プロジェクトメンバーの中に、たまたまカメラの設計に携わった人がおり、その人の発案がREON POCKETの開発へと繋がった。カメラでは、高画質を実現するために、放熱技術は必要不可欠となっている。その技術を画質ではなく、人を快適にするために使おうという発想から、ペルチェ素子を使って人を快適にするアイデアが生まれた。ただし、ペルチェ素子がカメラに使われていたわけではない。


REON POCKETの中が見える試作機


REON POCKETを、人の体のどこに装着すればよいのか?

色々な論文を探して、研究データを見ていた際に「人は首元に温度を感じる感じる部分(感受性)が多くある」という論文を見つけたのだとか。

実際に首元で試すと、快適に感じられたそう。

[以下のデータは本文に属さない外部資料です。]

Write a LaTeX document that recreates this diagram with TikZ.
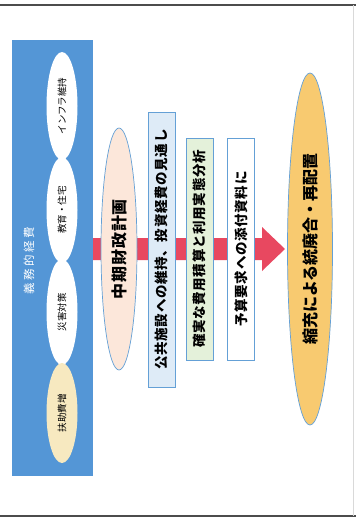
\documentclass[tikz,border=0pt]{standalone}
\usepackage{fontspec}
\usetikzlibrary{shapes.geometric}
\newfontfamily\jp{Noto Sans CJK JP}
\newfontfamily\jpsp[LetterSpace=5]{Noto Sans CJK JP}
\newfontfamily\jpwide[LetterSpace=22]{Noto Sans CJK JP}
\definecolor{blueband}{RGB}{84,150,214}
\definecolor{arrowred}{RGB}{232,72,96}
\definecolor{peach}{RGB}{252,231,218}
\definecolor{paleblue}{RGB}{222,235,247}
\definecolor{palegreen}{RGB}{228,241,218}
\definecolor{edgeblue}{RGB}{100,160,214}
\definecolor{gold}{RGB}{248,202,112}
\definecolor{paleyellow}{RGB}{247,233,192}
\tikzset{
  small ell/.style={ellipse, rotate=90, minimum width=106pt, minimum height=31pt, inner sep=0pt, fill=white, font=\jp\fontsize{9.5}{10}\selectfont},
  infobox/.style={rectangle, rotate=90, draw=edgeblue, line width=0.8pt, inner sep=0pt, minimum height=27pt, font=\jpsp\bfseries\fontsize{13.5}{14}\selectfont},
  big ell/.style={ellipse, rotate=90, draw=edgeblue, line width=0.7pt, inner sep=0pt, font=\jp\bfseries\fontsize{16}{17}\selectfont}
}
\begin{document}
\begin{tikzpicture}[x=1pt,y=-1pt]
\useasboundingbox (0,0) rectangle (356,517);
\fill[white] (0,0) rectangle (356,517);
% page borders
\draw[line width=1.6pt, black!70] (0,5) -- (356,5);
\draw[line width=1.6pt, black!70] (0,516) -- (356,516);
\draw[line width=0.6pt, black!15] (353,5) -- (353,516);
% blue band
\node[fill=blueband, minimum width=81pt, minimum height=436pt, inner sep=0pt] (band) at (52.5,258) {};
\node[small ell, minimum width=108pt] (infra) at (62,106) {インフラ維持};
\node[small ell] (edu) at (62,210) {教育・住宅};
\node[small ell] (disaster) at (62,312) {災害対策};
\node[small ell, fill=paleyellow, minimum width=100pt] (aid) at (62,413) {扶助費増};
\node[rotate=90, text=white, inner sep=0pt, font=\jpwide\fontsize{11.5}{12}\selectfont] (duty) at (29,261) {義務的経費};
% red block arrow
\coordinate (tip) at (285,249);
\fill[arrowred] (band.east |- 0,238) -- (262,238) -- (262,227) -- (tip) -- (262,271) -- (262,260) -- (band.east |- 0,260) -- cycle;
% mid-term plan ellipse
\node[big ell, fill=peach, minimum width=242pt, minimum height=36pt, font=\jpsp\bfseries\fontsize{16}{17}\selectfont] (plan) at (119,249) {中期財政計画};
% info boxes
\node[infobox, fill=paleblue, minimum width=275pt] (box1) at (161.5,249.5) {公共施設への維持、投資経費の見通し};
\node[infobox, fill=palegreen, minimum width=222pt] (box2) at (199.5,249) {確実な費用積算と利用実態分析};
\node[infobox, fill=white, minimum width=222pt] (box3) at (241,249) {予算要求への添付資料に};
% result ellipse
\node[big ell, fill=gold, minimum width=352pt, minimum height=45pt] (result) at (310,249) {縮充による統廃合・再配置};
\end{tikzpicture}
\end{document}
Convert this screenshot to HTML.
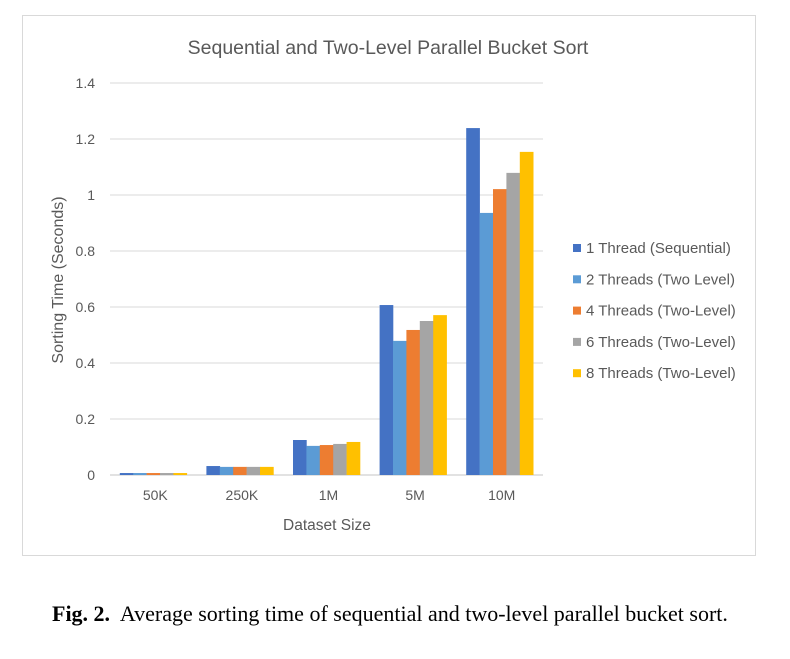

一方、脇や頸動脈では冷たすぎたそうで、冷感と快適感とは違うものであることに気づかされたのだという。
あとは、付け心地だ。首元への装着だと、REON POCKETは付けやすく、重さも含めて気にならないという。

製品化にあたっては、
・どういった温度制御にすべきか
・どこの部位を冷却することが快適さに繋がるか
などといった点について、横浜国立大学運動生理学の先生にも助言をもらいながら開発を進めてきたという。

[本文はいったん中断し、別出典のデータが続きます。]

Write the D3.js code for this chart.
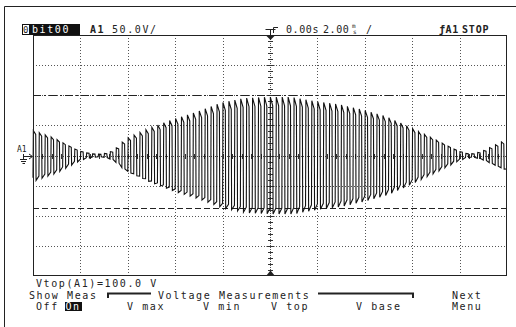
<!DOCTYPE html>
<meta charset="utf-8">
<style>
 body { margin: 0; background: #fff; }
 svg { display: block; }
 text { font-family: 'DejaVu Sans Mono', monospace; font-size: 10px; letter-spacing: 1.6px; fill: #222; }
 .b { font-weight: bold; }
 .n { letter-spacing: 0.6px; }
</style>
<svg width="516" height="327"></svg>
<script src="https://d3js.org/d3.v7.min.js"></script>
<script>
 // envelope of the trace (ms, volts)
 var timeMs    = [-10, -9, -8, -7.5, -7, -6.5, -6, -5, -4, -3, -2, -1, 0, 1, 2, 3, 4, 5, 6, 7, 8, 8.5, 9, 10];
 var envelopeV = [43, 29, 8, 3, 2, 8, 27, 45, 60, 72, 87, 95, 97, 97, 90, 85, 76, 65, 47, 28, 8, 2, 6, 25];
 var carrierPeriodMs = 0.25;
 var vTop = 100, vBase = -87.5;
 var menuLabels = ['V max', 'V min', 'V top', 'V base'];

 var svg = d3.select('svg');
 var x = d3.scaleLinear().domain([-10, 10]).range([33, 507]);
 var y = d3.scaleLinear().domain([-200, 200]).range([276, 35]);
 var env = d3.scaleLinear().domain(timeMs).range(envelopeV);

 // outer frame (top and left only)
 svg.append('path').attr('d', 'M4.5,327V6.5H516').attr('fill', 'none').attr('stroke', '#222');

 // grid
 var g = svg.append('g');
 g.selectAll('.vx').data(d3.range(-8, 10, 2).filter(function(d) { return d !== 0; }))
  .enter().append('line')
  .attr('x1', function(d) { return Math.round(x(d)) + 0.5; })
  .attr('x2', function(d) { return Math.round(x(d)) + 0.5; })
  .attr('y1', y(200)).attr('y2', y(-200))
  .attr('stroke', '#555').attr('stroke-dasharray', '1,2');
 g.selectAll('.hy').data([-150, -100, -50, 50, 100, 150])
  .enter().append('line')
  .attr('y1', function(d) { return Math.round(y(d)) + 0.5; })
  .attr('y2', function(d) { return Math.round(y(d)) + 0.5; })
  .attr('x1', x(-10)).attr('x2', x(10))
  .attr('stroke', '#555').attr('stroke-dasharray', '1,2');

 // centre axes with minor ticks
 var cx = Math.round(x(0)) + 0.5, cy = Math.round(y(0)) + 0.5;
 g.append('line').attr('x1', cx).attr('x2', cx).attr('y1', y(200)).attr('y2', y(-200))
  .attr('stroke', '#555').attr('stroke-dasharray', '1,1');
 g.append('line').attr('y1', cy).attr('y2', cy).attr('x1', x(-10)).attr('x2', x(10))
  .attr('stroke', '#555').attr('stroke-dasharray', '1,1');
 g.selectAll('.ty').data(d3.range(-190, 200, 10))
  .enter().append('line')
  .attr('y1', function(d) { return Math.round(y(d)) + 0.5; })
  .attr('y2', function(d) { return Math.round(y(d)) + 0.5; })
  .attr('x1', function(d) { return cx - (d % 50 === 0 ? 4 : 2.5); })
  .attr('x2', function(d) { return cx + (d % 50 === 0 ? 4 : 2.5); })
  .attr('stroke', '#333');
 g.selectAll('.tx').data(d3.range(-9.6, 10, 0.4))
  .enter().append('line')
  .attr('x1', function(d) { return Math.round(x(d)) + 0.5; })
  .attr('x2', function(d) { return Math.round(x(d)) + 0.5; })
  .attr('y1', cy - 2.5).attr('y2', cy + 2.5)
  .attr('stroke', '#333');

 // Vtop / Vbase markers
 svg.append('line').attr('x1', x(-10)).attr('x2', x(10))
  .attr('y1', Math.round(y(vTop)) + 0.5).attr('y2', Math.round(y(vTop)) + 0.5)
  .attr('stroke', '#222').attr('stroke-dasharray', '8,3,2,3');
 svg.append('line').attr('x1', x(-10)).attr('x2', x(10))
  .attr('y1', Math.round(y(vBase)) + 0.5).attr('y2', Math.round(y(vBase)) + 0.5)
  .attr('stroke', '#222').attr('stroke-dasharray', '6,3');

 // trace: one square-ish cycle per carrier period, scaled by the envelope
 var pts = [];
 var nCycles = Math.round(20 / carrierPeriodMs);
 for (var i = 0; i < nCycles; i++) {
   var t0 = -10 + i * carrierPeriodMs;
   var a = env(t0 + carrierPeriodMs / 2);
   var p = carrierPeriodMs;
   pts.push([t0, -a * 0.9]);
   pts.push([t0 + p * 0.06, a]);
   pts.push([t0 + p * 0.46, a * 0.85]);
   pts.push([t0 + p * 0.52, -a]);
 }
 pts.push([10, -env(10) * 0.9]);
 svg.append('path')
  .attr('d', d3.line().x(function(d) { return x(d[0]); }).y(function(d) { return y(d[1]); })(pts))
  .attr('fill', 'none').attr('stroke', '#111').attr('stroke-width', 1.1);

 // plot frame
 svg.append('rect').attr('x', 33.5).attr('y', 35.5).attr('width', 473).attr('height', 240)
  .attr('fill', 'none').attr('stroke', '#222');

 // trigger markers on centre line
 svg.append('path').attr('d', 'M265.5,29.5H275.5M270.5,29.5V35').attr('stroke', '#222').attr('fill', 'none');
 svg.append('path').attr('d', 'M266,35.5H275L270.5,40Z').attr('fill', '#222');
 svg.append('path').attr('d', 'M273.5,33V27.5H278').attr('stroke', '#222').attr('fill', 'none');
 svg.append('path').attr('d', 'M266,276H275L270.5,270.5Z').attr('fill', '#222');

 // channel marker at left
 svg.append('text').attr('x', 17).attr('y', 152).style('font-size', '8px').style('letter-spacing', '0px').text('A1');
 svg.append('path').attr('d', 'M23.5,154V159M20,159.5H27M21,161.5H26M22.5,163.5H25M24,156.5H32M29,154L32.5,156.5L29,159')
  .attr('stroke', '#222').attr('fill', 'none');

 // header
 svg.append('rect').attr('x', 22).attr('y', 24).attr('width', 58).attr('height', 11).attr('fill', '#111');
 svg.append('rect').attr('x', 23).attr('y', 25).attr('width', 6).attr('height', 9).attr('fill', '#fff');
 svg.append('text').attr('x', 23).attr('y', 33).style('letter-spacing', '0px').style('font-size', '9px').text('0');
 svg.append('text').attr('x', 32).attr('y', 33).style('fill', '#fff').text('bit00');
 svg.append('text').attr('class', 'b').attr('x', 90).attr('y', 33).text('A1');
 svg.append('text').attr('x', 112).attr('y', 33).text('50.0V/');
 svg.append('text').attr('class', 'n').attr('x', 286).attr('y', 33).text('0.00s');
 svg.append('text').attr('class', 'n').attr('x', 323).attr('y', 33).text('2.00');
 svg.append('text').attr('x', 352).attr('y', 28).style('font-size', '6px').style('letter-spacing', '0px').text('m');
 svg.append('text').attr('x', 353).attr('y', 33.5).style('font-size', '6px').style('letter-spacing', '0px').text('s');
 svg.append('text').attr('x', 366).attr('y', 33).text('/');
 svg.append('text').attr('class', 'b n').attr('x', 439).attr('y', 33).text('ƒA1');
 svg.append('text').attr('class', 'b').attr('x', 462).attr('y', 33).style('letter-spacing', '0.8px').text('STOP');

 // measurement readout and soft-key menu
 svg.append('text').attr('x', 36).attr('y', 286.5).text('Vtop(A1)=' + vTop.toFixed(1) + ' V');
 svg.append('text').attr('x', 29).attr('y', 298.5).text('Show Meas');
 svg.append('text').attr('x', 158).attr('y', 298.5).text('Voltage Measurements');
 svg.append('path').attr('d', 'M108,298V293.5H151M318,293.5H413V298').attr('stroke', '#222').attr('stroke-width', 2).attr('fill', 'none');
 svg.append('text').attr('x', 452).attr('y', 298.5).text('Next');
 svg.append('text').attr('x', 452).attr('y', 310).text('Menu');
 svg.append('text').attr('x', 36).attr('y', 310).text('Off');
 svg.append('rect').attr('x', 65).attr('y', 302).attr('width', 17).attr('height', 9).attr('fill', '#111');
 svg.append('text').attr('x', 65.5).attr('y', 310).style('fill', '#fff').text('On');
 var menuX = [127, 203, 271, 356];
 svg.selectAll('.menu').data(menuLabels).enter().append('text')
  .attr('x', function(d, i) { return menuX[i]; }).attr('y', 310)
  .text(function(d) { return d; });
</script>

REON POCKETは現在、ソニーのクラウドファンディング「Sony Startup Acceleration Program(SSAP)」で支援者を募集し、1週間で目標額に達している。なお、REON POCKETのクラウドファンディングは、2019年8月19日に終了している。
REON POCKETの製品版は、2020年3月以降に出荷する予定。